[WHAT IS NEEDED] Every entry that follows should be reproduced exactly.

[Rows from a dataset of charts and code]
=======
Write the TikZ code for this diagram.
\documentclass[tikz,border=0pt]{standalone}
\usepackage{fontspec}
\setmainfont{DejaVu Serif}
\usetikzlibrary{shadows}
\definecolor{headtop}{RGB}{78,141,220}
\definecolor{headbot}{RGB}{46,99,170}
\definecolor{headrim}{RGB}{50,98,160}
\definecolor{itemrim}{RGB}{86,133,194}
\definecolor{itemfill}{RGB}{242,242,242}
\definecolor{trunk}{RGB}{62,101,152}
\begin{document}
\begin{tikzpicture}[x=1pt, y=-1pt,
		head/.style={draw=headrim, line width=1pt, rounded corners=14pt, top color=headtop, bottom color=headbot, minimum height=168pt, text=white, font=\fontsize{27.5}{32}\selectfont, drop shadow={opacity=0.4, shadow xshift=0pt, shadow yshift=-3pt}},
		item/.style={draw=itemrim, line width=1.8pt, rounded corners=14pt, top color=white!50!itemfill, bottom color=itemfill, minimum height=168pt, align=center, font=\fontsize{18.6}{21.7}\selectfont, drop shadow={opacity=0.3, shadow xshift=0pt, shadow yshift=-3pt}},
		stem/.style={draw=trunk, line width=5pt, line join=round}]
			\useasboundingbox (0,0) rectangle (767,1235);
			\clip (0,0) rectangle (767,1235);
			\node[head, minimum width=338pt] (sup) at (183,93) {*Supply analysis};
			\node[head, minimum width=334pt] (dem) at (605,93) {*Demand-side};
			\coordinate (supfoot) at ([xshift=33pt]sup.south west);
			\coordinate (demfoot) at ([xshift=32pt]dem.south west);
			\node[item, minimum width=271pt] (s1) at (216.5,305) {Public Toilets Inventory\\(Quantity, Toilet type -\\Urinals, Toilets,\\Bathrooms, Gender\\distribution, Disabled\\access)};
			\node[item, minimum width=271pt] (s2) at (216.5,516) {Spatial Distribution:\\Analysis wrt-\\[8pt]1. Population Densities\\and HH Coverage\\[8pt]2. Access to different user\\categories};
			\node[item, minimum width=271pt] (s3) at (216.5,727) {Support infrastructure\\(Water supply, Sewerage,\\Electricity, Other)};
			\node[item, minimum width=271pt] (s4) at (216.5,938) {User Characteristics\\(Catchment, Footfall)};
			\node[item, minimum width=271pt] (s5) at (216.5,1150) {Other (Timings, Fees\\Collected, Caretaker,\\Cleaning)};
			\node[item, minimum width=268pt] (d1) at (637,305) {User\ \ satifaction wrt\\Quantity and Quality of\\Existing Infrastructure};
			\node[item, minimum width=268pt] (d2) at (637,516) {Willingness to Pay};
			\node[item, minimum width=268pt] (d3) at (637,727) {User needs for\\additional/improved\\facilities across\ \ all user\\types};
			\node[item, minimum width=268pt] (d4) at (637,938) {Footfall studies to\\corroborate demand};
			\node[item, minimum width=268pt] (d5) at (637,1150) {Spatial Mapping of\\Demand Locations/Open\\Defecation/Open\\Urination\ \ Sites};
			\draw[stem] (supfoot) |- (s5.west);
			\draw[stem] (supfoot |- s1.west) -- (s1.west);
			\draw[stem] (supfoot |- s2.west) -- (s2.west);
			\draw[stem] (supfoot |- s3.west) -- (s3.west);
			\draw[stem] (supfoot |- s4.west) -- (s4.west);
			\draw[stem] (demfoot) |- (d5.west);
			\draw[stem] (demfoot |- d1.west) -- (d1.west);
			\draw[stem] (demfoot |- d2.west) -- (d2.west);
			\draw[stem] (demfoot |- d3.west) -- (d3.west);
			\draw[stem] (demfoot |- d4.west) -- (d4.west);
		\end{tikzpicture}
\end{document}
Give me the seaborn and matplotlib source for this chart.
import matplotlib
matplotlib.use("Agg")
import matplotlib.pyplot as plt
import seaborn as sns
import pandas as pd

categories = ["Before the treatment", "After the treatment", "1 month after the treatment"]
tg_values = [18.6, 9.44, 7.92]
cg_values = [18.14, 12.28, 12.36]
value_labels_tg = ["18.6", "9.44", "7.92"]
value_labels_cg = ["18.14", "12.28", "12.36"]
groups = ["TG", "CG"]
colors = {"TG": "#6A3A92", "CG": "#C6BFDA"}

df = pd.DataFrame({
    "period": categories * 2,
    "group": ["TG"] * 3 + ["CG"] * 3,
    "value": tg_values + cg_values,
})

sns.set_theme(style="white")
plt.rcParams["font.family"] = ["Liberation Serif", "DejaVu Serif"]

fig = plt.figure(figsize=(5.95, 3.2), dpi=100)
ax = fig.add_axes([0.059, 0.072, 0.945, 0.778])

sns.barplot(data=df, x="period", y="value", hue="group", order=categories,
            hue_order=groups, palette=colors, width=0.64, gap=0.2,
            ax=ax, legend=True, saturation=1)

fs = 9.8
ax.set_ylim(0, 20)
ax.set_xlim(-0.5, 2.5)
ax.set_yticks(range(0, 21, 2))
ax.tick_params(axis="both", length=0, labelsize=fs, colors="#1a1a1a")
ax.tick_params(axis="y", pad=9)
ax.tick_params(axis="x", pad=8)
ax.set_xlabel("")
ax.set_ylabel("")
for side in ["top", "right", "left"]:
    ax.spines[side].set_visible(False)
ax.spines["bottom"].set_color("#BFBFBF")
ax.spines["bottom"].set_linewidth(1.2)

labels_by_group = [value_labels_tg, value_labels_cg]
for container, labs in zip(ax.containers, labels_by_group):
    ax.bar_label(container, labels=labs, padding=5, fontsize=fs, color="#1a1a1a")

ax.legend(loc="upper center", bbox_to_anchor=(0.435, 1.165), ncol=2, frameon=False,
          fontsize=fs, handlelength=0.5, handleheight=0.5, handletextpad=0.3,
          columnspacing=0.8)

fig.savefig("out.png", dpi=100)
=======
[RESULT BELOW]
Write the TikZ code for this diagram.
\documentclass[tikz,border=0pt]{standalone}
\usepackage{fontspec}
\setmainfont{DejaVu Serif}
\usetikzlibrary{shadows}
\definecolor{headtop}{RGB}{78,141,220}
\definecolor{headbot}{RGB}{46,99,170}
\definecolor{headrim}{RGB}{50,98,160}
\definecolor{itemrim}{RGB}{86,133,194}
\definecolor{itemfill}{RGB}{242,242,242}
\definecolor{trunk}{RGB}{62,101,152}
\begin{document}
\begin{tikzpicture}[x=1pt, y=-1pt,
		head/.style={draw=headrim, line width=1pt, rounded corners=14pt, top color=headtop, bottom color=headbot, minimum height=168pt, text=white, font=\fontsize{27.5}{32}\selectfont, drop shadow={opacity=0.4, shadow xshift=0pt, shadow yshift=-3pt}},
		item/.style={draw=itemrim, line width=1.8pt, rounded corners=14pt, top color=white!50!itemfill, bottom color=itemfill, minimum height=168pt, align=center, font=\fontsize{18.6}{21.7}\selectfont, drop shadow={opacity=0.3, shadow xshift=0pt, shadow yshift=-3pt}},
		stem/.style={draw=trunk, line width=5pt, line join=round}]
			\useasboundingbox (0,0) rectangle (767,1235);
			\clip (0,0) rectangle (767,1235);
			\node[head, minimum width=338pt] (sup) at (183,93) {*Supply analysis};
			\node[head, minimum width=334pt] (dem) at (605,93) {*Demand-side};
			\coordinate (supfoot) at ([xshift=33pt]sup.south west);
			\coordinate (demfoot) at ([xshift=32pt]dem.south west);
			\node[item, minimum width=271pt] (s1) at (216.5,305) {Public Toilets Inventory\\(Quantity, Toilet type -\\Urinals, Toilets,\\Bathrooms, Gender\\distribution, Disabled\\access)};
			\node[item, minimum width=271pt] (s2) at (216.5,516) {Spatial Distribution:\\Analysis wrt-\\[8pt]1. Population Densities\\and HH Coverage\\[8pt]2. Access to different user\\categories};
			\node[item, minimum width=271pt] (s3) at (216.5,727) {Support infrastructure\\(Water supply, Sewerage,\\Electricity, Other)};
			\node[item, minimum width=271pt] (s4) at (216.5,938) {User Characteristics\\(Catchment, Footfall)};
			\node[item, minimum width=271pt] (s5) at (216.5,1150) {Other (Timings, Fees\\Collected, Caretaker,\\Cleaning)};
			\node[item, minimum width=268pt] (d1) at (637,305) {User\ \ satifaction wrt\\Quantity and Quality of\\Existing Infrastructure};
			\node[item, minimum width=268pt] (d2) at (637,516) {Willingness to Pay};
			\node[item, minimum width=268pt] (d3) at (637,727) {User needs for\\additional/improved\\facilities across\ \ all user\\types};
			\node[item, minimum width=268pt] (d4) at (637,938) {Footfall studies to\\corroborate demand};
			\node[item, minimum width=268pt] (d5) at (637,1150) {Spatial Mapping of\\Demand Locations/Open\\Defecation/Open\\Urination\ \ Sites};
			\draw[stem] (supfoot) |- (s5.west);
			\draw[stem] (supfoot |- s1.west) -- (s1.west);
			\draw[stem] (supfoot |- s2.west) -- (s2.west);
			\draw[stem] (supfoot |- s3.west) -- (s3.west);
			\draw[stem] (supfoot |- s4.west) -- (s4.west);
			\draw[stem] (demfoot) |- (d5.west);
			\draw[stem] (demfoot |- d1.west) -- (d1.west);
			\draw[stem] (demfoot |- d2.west) -- (d2.west);
			\draw[stem] (demfoot |- d3.west) -- (d3.west);
			\draw[stem] (demfoot |- d4.west) -- (d4.west);
		\end{tikzpicture}
\end{document}
Give me the seaborn and matplotlib source for this chart.
import matplotlib
matplotlib.use("Agg")
import matplotlib.pyplot as plt
import seaborn as sns
import pandas as pd

categories = ["Before the treatment", "After the treatment", "1 month after the treatment"]
tg_values = [18.6, 9.44, 7.92]
cg_values = [18.14, 12.28, 12.36]
value_labels_tg = ["18.6", "9.44", "7.92"]
value_labels_cg = ["18.14", "12.28", "12.36"]
groups = ["TG", "CG"]
colors = {"TG": "#6A3A92", "CG": "#C6BFDA"}

df = pd.DataFrame({
    "period": categories * 2,
    "group": ["TG"] * 3 + ["CG"] * 3,
    "value": tg_values + cg_values,
})

sns.set_theme(style="white")
plt.rcParams["font.family"] = ["Liberation Serif", "DejaVu Serif"]

fig = plt.figure(figsize=(5.95, 3.2), dpi=100)
ax = fig.add_axes([0.059, 0.072, 0.945, 0.778])

sns.barplot(data=df, x="period", y="value", hue="group", order=categories,
            hue_order=groups, palette=colors, width=0.64, gap=0.2,
            ax=ax, legend=True, saturation=1)

fs = 9.8
ax.set_ylim(0, 20)
ax.set_xlim(-0.5, 2.5)
ax.set_yticks(range(0, 21, 2))
ax.tick_params(axis="both", length=0, labelsize=fs, colors="#1a1a1a")
ax.tick_params(axis="y", pad=9)
ax.tick_params(axis="x", pad=8)
ax.set_xlabel("")
ax.set_ylabel("")
for side in ["top", "right", "left"]:
    ax.spines[side].set_visible(False)
ax.spines["bottom"].set_color("#BFBFBF")
ax.spines["bottom"].set_linewidth(1.2)

labels_by_group = [value_labels_tg, value_labels_cg]
for container, labs in zip(ax.containers, labels_by_group):
    ax.bar_label(container, labels=labs, padding=5, fontsize=fs, color="#1a1a1a")

ax.legend(loc="upper center", bbox_to_anchor=(0.435, 1.165), ncol=2, frameon=False,
          fontsize=fs, handlelength=0.5, handleheight=0.5, handletextpad=0.3,
          columnspacing=0.8)

fig.savefig("out.png", dpi=100)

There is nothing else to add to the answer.